In February, I wrote a short post noting that in the month prior, a small number (1,800) of organizations had submitted nearly 13.5 million requests to Google, each seeking removal of a URL from Google's database. At the time I concluded:
When a small group of companies and trade organizations organizes to flood the market with takedown requests, the prospects for due process diminish. The DMCA was written with courts of law in mind. For digital content, a commercial entity is our emerging court of law.
A recent report by BBC News found that the pace of copyright removal requests had not abated. In the first seven months of 2013, Google had received 100 million such requests, and it had acted on almost all of them.

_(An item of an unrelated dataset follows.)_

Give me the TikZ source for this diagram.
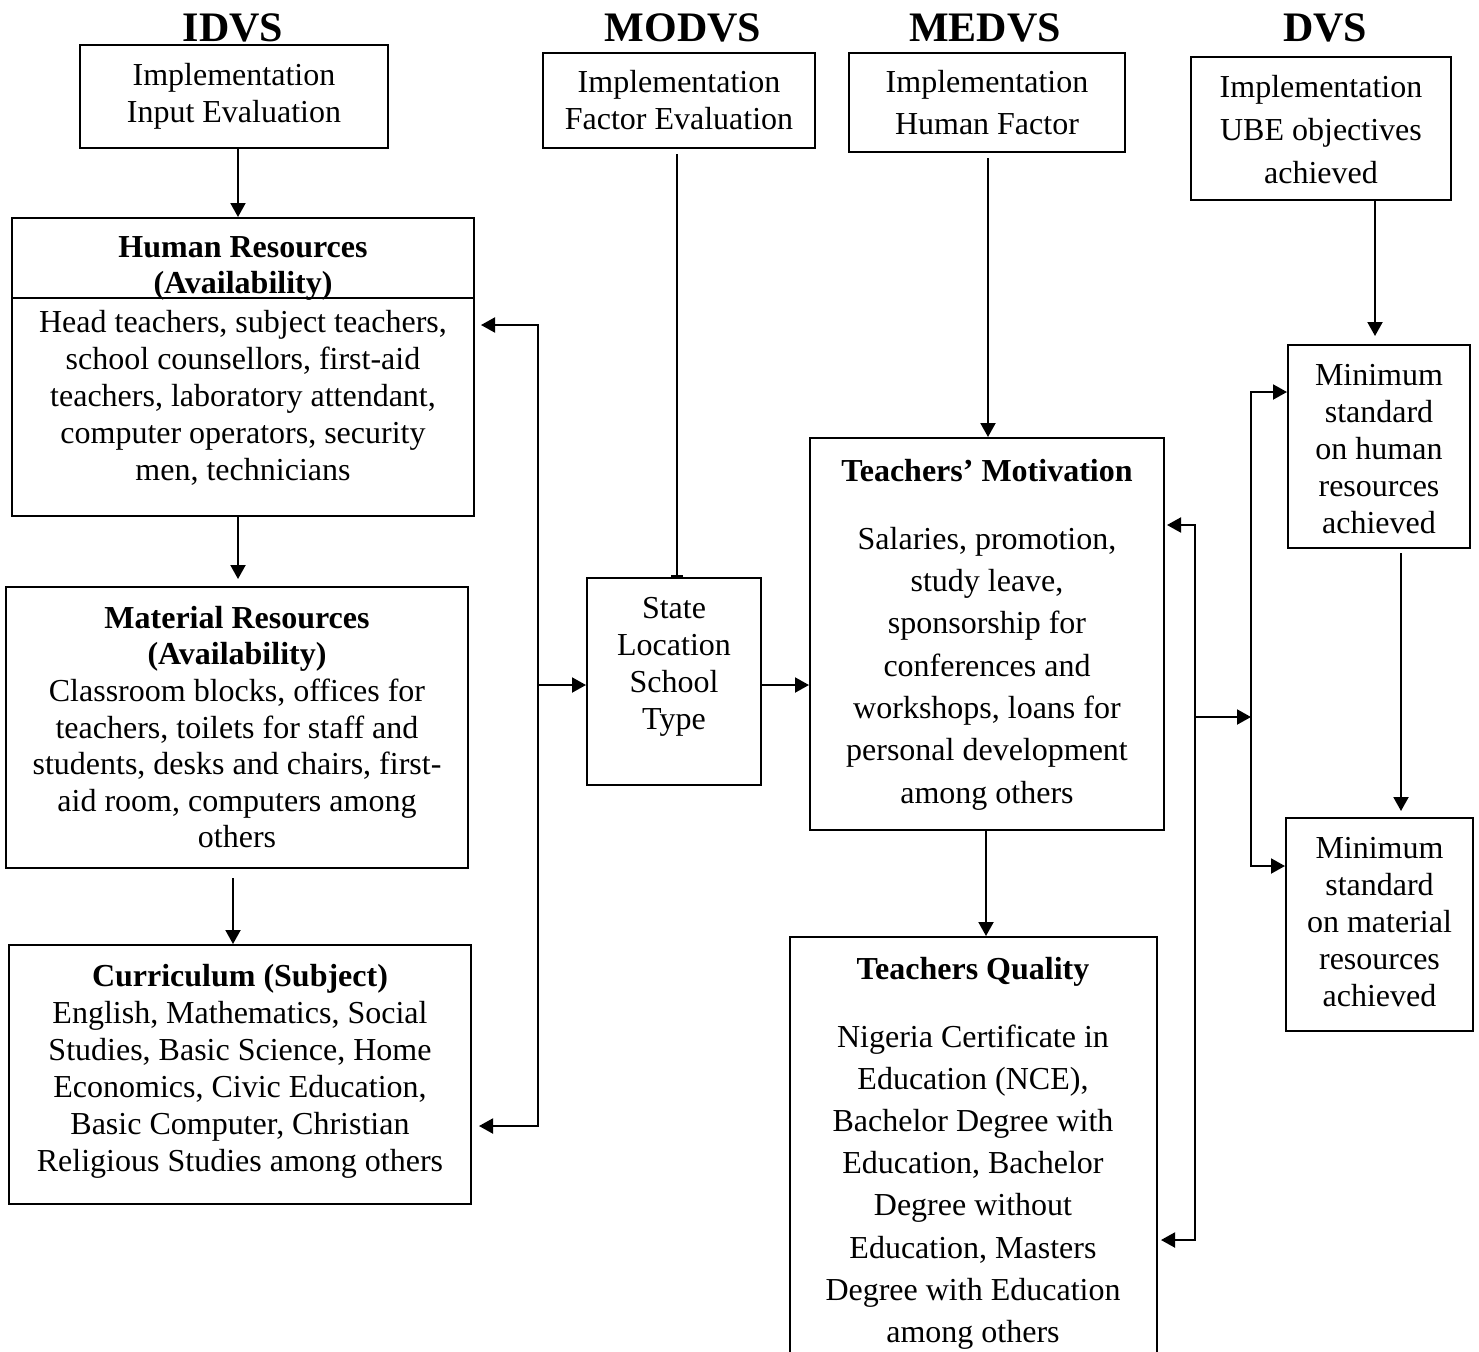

The BBC News article contains the usual range of opinions about whether removal requests are an effective strategy. The comment that resonated came from Ernesto van der Sar, editor of Torrentfreak.com, a web site that tracks developments in the BitTorrent space. Commenting on a erroneous request made by Microsoft's anti-piracy agent to remove links to Microsoft's sites, van der Sar said:
Mistakes are made as most of this activity is automated, but Google is pretty good at filtering them out.
It's understandable that "most of this activity is automated". When you're receiving something like half a million requests a day, you're not going to hand-pick the ones that make sense to remove.
Perhaps unintentionally, van der Sar reinforces the point I made in February: we've passed beyond the rule of law here. I'm not sure if there really are 14 million new piracy URLs every month, or if the enforcement community has found that there is strength in impossibly large numbers.